Possible turmoil in the DPRK as reports are swirling about the execution of Jang Song Thaek, Kim Jong Un’s uncle and nominal second-in-command of the Democratic People’s Republic of Korea. A full-scale purge is believed to be underway as thirty-year-old Kim Jong Un seeks to eliminate factionalism within North Korea to consolidate his nascent rule and push forward with nuclear programs.
Jang Song-thaek is believed to have controlled North Korea‘s lucrative clams, crabs, and coal trade with China, the DPRK’s largest trading partner. Jang Song-thaek assumed control of this area of the state economy after taking it from the hands of the North Korean military which had used the funds to support itself. After touring northern border bases, Kim Jong Un was reportedly shocked at the state of his military who were malnourished and lacking in basic materials. Interestingly, Jang Song Thaek assumed control over the trade with China after a reorganization of the economy that saw the cabinet take control of critical sectors of the DPRK’s struggling state apparatus with the goal of revitalizing state-run industries and restoring some semblance of economic activity to the northern regions bordering China.
Officials at a fishery in the north refused the orders of Kim Jong-un’s military representative and allegedly said that they would have to check with Director Jang before turning over control of the fishery. Events escalated out of control from there. The unit dispatched by the DPRK military to retake the fishing grounds from Jang Song-thaek’s faction were repelled and suffered two deaths according to reports. Reports say that an enraged, and possibly drunk, Kim Jong-un sent a much larger force that succeeded in retaking the fishery and arrested Director Jang’s associates present at the site. Both of Director Jang’s assistants were taken into custody and executed by firing squad using an anti-aircraft machine gun.

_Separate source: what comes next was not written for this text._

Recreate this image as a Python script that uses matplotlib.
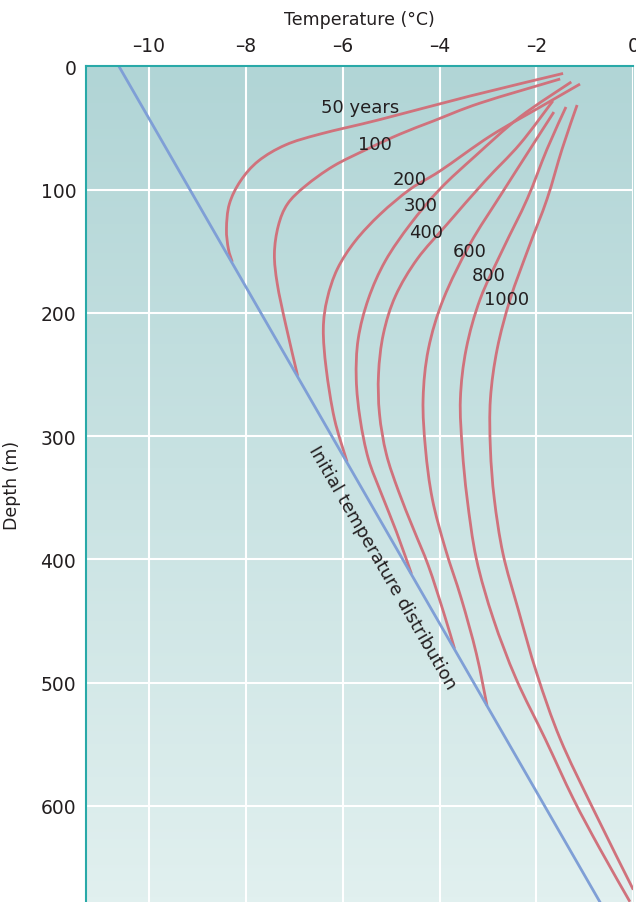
#!/usr/bin/env python3
#
# Temperature-depth profiles after surface warming
#
import numpy as np
import matplotlib.pyplot as plt
from matplotlib.colors import LinearSegmentedColormap
from matplotlib.path import Path
from matplotlib.patches import PathPatch

# Initial (undisturbed) temperature distribution: straight line
init_temp = [-10.62, -0.66]
init_depth = [0, 680]

# Axis ticks
xticks = [-10, -8, -6, -4, -2, 0]
yticks = [0, 100, 200, 300, 400, 500, 600]

# Profiles after N years (temperature in C, depth in m)
years = ['50 years', '100', '200', '300', '400', '600', '800', '1000']

temp_50 = [-1.45, -3.37, -5.22, -6.46, -7.18, -7.74, -8.11, -8.34, -8.40,
           -8.36, -8.28]
depth_50 = [5.8, 24.1, 43.1, 54.9, 63.8, 76.8, 93.0, 111.7, 132.0, 148.2,
            158.7]

temp_100 = [-1.51, -3.16, -4.13, -4.81, -5.49, -6.19, -6.77, -7.14, -7.33,
            -7.41, -7.35, -7.18, -6.93]
depth_100 = [10.3, 29.8, 44.4, 54.9, 67.1, 80.9, 97.1, 111.7, 129.5, 152.2,
             176.6, 209.0, 251.2]

temp_200 = [-1.10, -1.92, -2.95, -3.99, -4.60, -5.22, -5.74, -6.11, -6.32,
            -6.40, -6.34, -6.17, -5.91]
depth_200 = [14.4, 33.0, 56.5, 84.9, 99.5, 119.8, 141.7, 164.4, 188.7,
             213.1, 245.5, 286.1, 320.9]

temp_300 = [-1.28, -2.34, -3.26, -3.99, -4.60, -5.12, -5.47, -5.68, -5.72,
            -5.64, -5.47, -5.20, -4.89, -4.58]
depth_300 = [12.7, 41.1, 72.7, 99.5, 127.9, 157.9, 188.7, 221.2, 253.6,
             286.1, 318.5, 346.9, 377.7, 411.8]

temp_400 = [-1.66, -2.34, -3.06, -3.84, -4.46, -4.91, -5.16, -5.26, -5.24,
            -5.10, -4.85, -4.54, -4.23, -3.92, -3.69]
depth_400 = [28.1, 63.0, 93.0, 127.9, 156.3, 186.3, 217.1, 249.6, 282.0,
             314.4, 344.4, 375.3, 405.3, 442.6, 472.6]

temp_600 = [-1.64, -2.13, -2.75, -3.37, -3.92, -4.23, -4.34, -4.29, -4.15,
            -3.88, -3.55, -3.24, -3.02]
depth_600 = [37.1, 67.1, 105.2, 144.1, 188.7, 229.3, 269.8, 310.4, 350.9,
             391.5, 432.0, 476.6, 518.8]

temp_800 = [-1.39, -1.78, -2.19, -2.69, -3.16, -3.45, -3.57, -3.53, -3.43,
            -3.24, -2.89, -2.42, -1.82, -1.24, -0.69, -0.07]
depth_800 = [33.0, 67.1, 107.6, 148.2, 188.7, 229.3, 269.8, 310.4, 350.9,
             399.6, 448.3, 496.9, 545.6, 594.2, 634.8, 677.8]

temp_1000 = [-1.16, -1.47, -1.78, -2.17, -2.54, -2.81, -2.95, -2.95, -2.87,
             -2.69, -2.38, -1.99, -1.51, -0.83, 0.0]
depth_1000 = [31.4, 67.1, 107.6, 148.2, 188.7, 229.3, 269.8, 310.4, 350.9,
              395.5, 440.1, 492.9, 545.6, 602.4, 668.0]

# Label positions (temperature, depth)
label_temp = [-5.64, -5.33, -4.61, -4.40, -4.28, -3.37, -2.99, -2.61]
label_depth = [33.0, 63.0, 91.4, 112.5, 134.4, 149.6, 169.3, 188.7]

profiles = [(temp_50, depth_50), (temp_100, depth_100),
            (temp_200, depth_200), (temp_300, depth_300),
            (temp_400, depth_400), (temp_600, depth_600),
            (temp_800, depth_800), (temp_1000, depth_1000)]

red = '#d0727c'
blue = '#7f9fd6'
teal = '#29a9a8'
ink = '#231f20'

plt.rcParams['font.family'] = ['DejaVu Sans']


def smooth_path(x, y):
    """ Smooth (Catmull-Rom style) Bezier path through the read points """
    p = np.column_stack([x, y])
    ext = np.vstack([p[0], p, p[-1]])
    verts = [p[0]]
    codes = [Path.MOVETO]
    for i in range(1, len(ext) - 2):
        p0, p1, p2, p3 = ext[i - 1], ext[i], ext[i + 1], ext[i + 2]
        verts += [p1 + (p2 - p0) / 6, p2 - (p3 - p1) / 6, p2]
        codes += [Path.CURVE4] * 3
    return Path(verts, codes)


#
# Create figure
#
fig = plt.figure(figsize=(6.36, 9.03), dpi=100)
ax = fig.add_axes([86 / 636, 0, (633.3 - 86) / 636, (903 - 67.3) / 903])

# Background gradient
cmap = LinearSegmentedColormap.from_list('bg', ['#b1d5d6', '#e1f0ef'])
grad = np.linspace(0, 1, 256).reshape(-1, 1)
ax.imshow(grad, cmap=cmap, aspect='auto', extent=(-11.3, 0, 678, 0),
          zorder=0, interpolation='bilinear')
ax.set_xlim(-11.3, 0)
ax.set_ylim(678, 0)

# Grid
ax.set_xticks(xticks)
ax.set_xticklabels([f'{v:g}'.replace('-', '\u2013') for v in xticks])
ax.set_yticks(yticks)
ax.grid(True, color='white', lw=1.5)
for gl in ax.get_xgridlines() + ax.get_ygridlines():
    gl.set_zorder(1)

# Spines
for s in ['right', 'bottom']:
    ax.spines[s].set_visible(False)
for s in ['left', 'top']:
    ax.spines[s].set_color(teal)
    ax.spines[s].set_linewidth(1.5)
    ax.spines[s].set_zorder(5)

ax.xaxis.tick_top()
ax.xaxis.set_label_position('top')
ax.tick_params(axis='x', length=0, pad=8, labelsize=13.5, colors=ink)
ax.tick_params(axis='y', length=0, pad=7, labelsize=13.5, colors=ink)
ax.set_xlabel('Temperature (°C)', fontsize=12.5, color=ink, labelpad=9)
ax.set_ylabel('Depth (m)', fontsize=12.5, color=ink, labelpad=14)

# Curves
ax.plot(init_temp, init_depth, color=blue, lw=2.0, zorder=3,
        solid_capstyle='butt')
for t, d in profiles:
    ax.add_patch(PathPatch(smooth_path(t, d), fill=False, edgecolor=red,
                           lw=2.0, zorder=2, joinstyle='round'))

for name, t, d in zip(years, label_temp, label_depth):
    ax.text(t, d, name, ha='center', va='center', fontsize=13, color=ink,
            zorder=6)

ax.text(-5.18, 406, 'Initial temperature distribution', rotation=-60,
        rotation_mode='anchor', ha='center', va='center', fontsize=13,
        color=ink, zorder=6)

fig.savefig('out.png', dpi=100)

The fissure was publicly discussed on DPRK state television (video above), a rarity for North Korea, and Director Jang was accused of everything from money laundering and moral dissolution to actively plotting to overthrow the Kim dynasty and establishing a “state within a state.” He allegedly represented enough of a threat to the Paektu line that swift action was necessary less the public or outside begin to question Kim Jong-un’s control of the situation and the DPRK military’s ability to defend and maintain control over the state.
United States officials have reportedly believed that Jang Song-thaek might even be running the country behind the scenes, but the swift downfall of his faction has dissolved any possibility that they will pose a threat to Kim Jong-un.
South Korea’s Director of its National Intelligence Service Nam Jae-joon does not believe the purge is related to an attempt by Director Jang Song-thaek to usurp Pyongyang or the Kim dynasty, rather it is related to Jang’s lucrative fiefdom of economic projects that drew the ire of the DPRK elite, particularly the military which sought to regain control of the fisheries they had previously controlled. North Korea has engaged in a number of trading activities including the export of natural resources to China but also including things like the production of methamphetamine which has become a social crisis in the northern areas of the DPRK, the same region allegedly under the control of Director Jang.
The relationship between the methamphetamine crisis and the military’s state of affairs in the northern provinces of the Democratic People’s Republic of Korea is unclear, yet it would be foolish to imagine that they are wholly unrelated. Events bear a remarkable similarity to the currency crisis that occurred under Kim Jong-un’s father, Dear Leader Kim Jong-il. For those who may be unfamiliar, a currency revaluation meant to curb black market trade with China and within the DPRK itself led to even greater economic chaos as many families in the DPRK, elite and non-elite alike, watched their life savings reduced to nothing. The minister in charge of the program of revaluation was very publicly condemned and executed, as were all those associated with the fiasco.
The combination of region-wide economic disarray in the northern provinces, coupled with an indigenous methamphetamine production and addiction problem, all while being under the seemingly monolithic control of an influential cabinet member who administers lucrative sectors of the state-run economy and has a close relationship with the People’s Republic of China, may have coalesced into the perfect storm that led to the reformist Jang’s demise. Remarkably, his wife and Kim Jong-un’s aunt has retained her position within the state hierarchy. Kim Kyong-hui was Kim Jong-il’s only sister and is thus directly related to the Kim family.
South Korean intelligence speculates that Vice Marshal of the North Korean People’s Army, Choe Ryong-hae, and Kim Won-hong, head of the DPRK’s intelligence and secret police, are two rising officials to watch in the wake of Jang Song-thaek’s purge.